Na taką informację czekali niemal wszyscy kibice gliwickiego Piasta. Po wielu tygodniach spekulacji, środkowy obrońca Jakub Czerwiński ostatecznie zdecydował się przedłużyć wygasającą umowę z ekstraklasowiczem. Podpisany dzisiaj kontrakt będzie obowiązywał do 31 grudnia 2023 roku.
Lider Piasta zostaje na dłużej. "Nie ma znaczenia, że warunki trochę się różniły"
Czerwiński trafił na stadion przy Okrzei w styczniu 2018 roku, początkowo na zasadzie wypożyczenia z Legii Warszawa. Od razu po przejściu do klubu, walczącego wówczas o utrzymanie na najwyższym szczeblu rozgrywkowym, defensor wywalczył sobie miejsce w jego wyjściowym składzie. Piłkarz wręcz błyskawicznie stał się liderem defensywy Piasta i wymiernie pomógł zespołowi w osiągnięciu przez niego swoich największych sukcesów w historii - na czele z mistrzostwem Polski oraz awansem do trzeciej rundy eliminacji Ligi Europy.

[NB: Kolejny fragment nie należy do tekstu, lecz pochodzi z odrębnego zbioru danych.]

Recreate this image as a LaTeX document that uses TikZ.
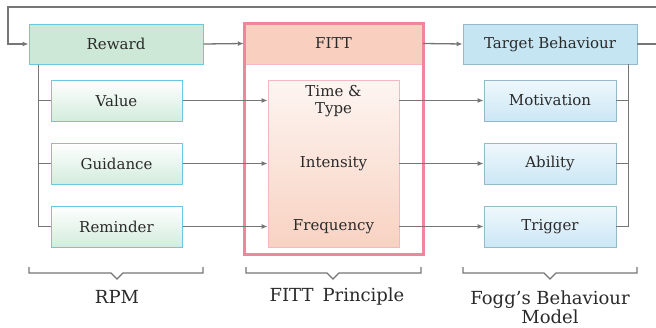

Przez dotychczasowe trzy lata pobytu w gliwickim Piaście, stoper łącznie rozegrał 92 oficjalne spotkania, w których ośmiokrotnie wpisał się na listę strzelców. Wiele wskazywało jednak na to, że dorobek ten nie zostanie już powiększony, a piłkarz nie przedłuży wygasającego wraz z końcem sezonu kontraktu. Czerwiński miał bowiem być zdecydowany na transfer za granicę - w końcu już po mistrzowskim sezonie 2018/2019 miał on oferty chociażby z klubów tureckich, a przed rozpoczęciem obecnych rozgrywek zainteresowany jego usługami był Łudogorec Razgrad.
Ostatecznie 29-latek postanowił jednak nie iść drogą wielu graczy z mistrzowskiego składu i zdecydował się pozostać przy Okrzei na dłużej. Zawodnik, wyceniany przez portal transfermarkt.pl na 700 tysięcy euro, związał się z „niebiesko-czerwonymi” do 31 grudnia 2023 roku. - Chciałbym, by podpisanie przeze mnie, czyli ambitnego piłkarza, tak długiego kontraktu było czytelnym sygnałem zarówno do kibiców Piasta, jak i piłkarzy, że ten klub będzie coraz silniejszy. Już teraz ugruntowuje swoje wyższe niż kiedykolwiek położenie w polskiej piłce, a ja zrobię wszystko, by z moim udziałem dalej budować to miejsce. Jestem takim człowiekiem, że nie lubię zmian, jeśli gdzieś lub z kimś się dobrze czuję. To tutaj moja rodzina jest szczęśliwa i to tutaj widzimy naszą przyszłość - przyznał obrońca tuż po parafowaniu nowej umowy.
Na łamach oficjalnej strony internetowej Piasta Gliwice, Czerwiński poruszył również temat planów na transfer zagraniczny, nad którym obrońca faktycznie się zastanawiał. - Każdemu piłkarzowi w moim wieku mogą zapalać się lampki - a może wreszcie spróbować swoich sił za granicą? Bo gra w innej lidze, obok reprezentacji, to taki brakujący element. W ostatnich tygodniach dużo o tym wszystkim myślałem, analizowałem razem z najbliższymi. Muszę z tego miejsca podziękować Piastowi, bo swoją determinacją trochę mi te rozmyślania ułatwił. I nie ma znaczenia, że te warunki trochę się jednak różniły - po prostu zrozumiałem, że klub zrobił absolutnie wszystko, byśmy - ja i moja rodzina - byli zadowoleni. Odchodząc w zimowym oknie lub zwlekając z przedłużeniem kontraktu, pewnie działałbym na swoją materialną korzyść, ale stawiałbym siebie i ludzi, których szanuję w niezbyt komfortowej sytuacji - dodał 29-latek, który w tym sezonie Ekstraklasy rozegrał 11 meczów.